What was the average ROAS for iGaming affiliates in 2025? Roughly 3x–4.5x on 90-day NGR — the weak end of the historical band. India's regulatory crackdown removed a high-volume market mid-cohort and Tier-1 European compliance costs compressed per-player NGR. 2026 medians have recovered toward 4x–5x for operators with clean measurement. Benchmark against the band, not against 2025's trough.
What is a good ROAS in the iGaming affiliate sector? Above 4x on deduplicated 90-day NGR is good; above 5x is top-quartile. Below 3x, the deal terms are not automatically the problem — check qualification definitions, bonus-abuse rates, and whether your paid campaigns are being last-touch-poached before renegotiating rates.
Do revenue-share or CPA deals produce higher affiliate ROAS? Rev share wins on long-run ROAS (4x–6x vs 3x–4x) because you only pay on realized player losses, but it reverses the cash-flow curve and carries lifetime liability on high-value players. Most profitable mid-size operators blend both, weighted roughly 60/40 toward rev share.
How does affiliate ROAS compare to paid ads ROAS in iGaming? They converge on an NGR basis: affiliates at 3x–6x, paid media at roughly 3x–4x NGR (6x–9x on first-deposit revenue). The real comparison is CPA: owned media produces depositors at $35–$55 versus $150–$400 through affiliates. The premium buys risk transfer and continuity when ad accounts die — see the full paid-channel benchmarks for the media-buying side.
How do I calculate ROAS for iGaming affiliate campaigns? Operator side: 90-day NGR from affiliate-referred players ÷ total affiliate payouts (CPA fees + rev-share payments), after deduplicating against your ad-platform conversions. Affiliate side: commissions earned ÷ traffic acquisition cost over the same window. In both cases, using deposits instead of NGR in the numerator inflates the result 40–60% and makes every comparison in this article invalid.

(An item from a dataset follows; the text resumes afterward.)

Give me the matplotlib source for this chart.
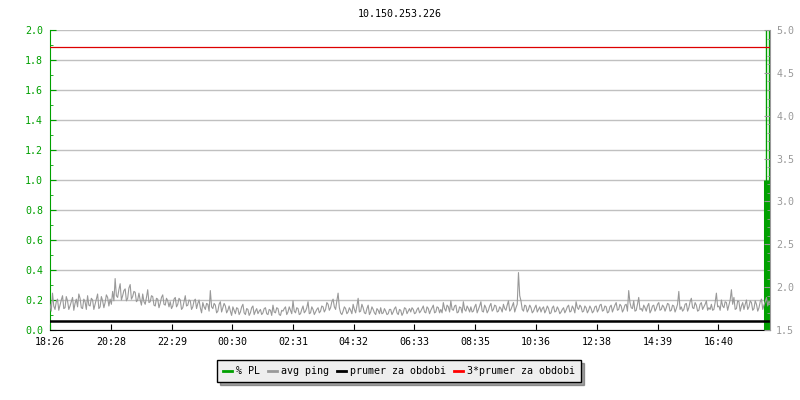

Benchmarks aggregated from RedClaw managed iGaming accounts ($50M+ lifetime spend, 200+ accounts) as of July 2026; affiliate-side figures modeled from the same cohorts under standard rev-share assumptions. Industry CPA and rev-share ranges cross-checked against published affiliate-network rate cards. Your license, market, and bonus economics will shift these ranges — calibrate, then build your own cohort baselines.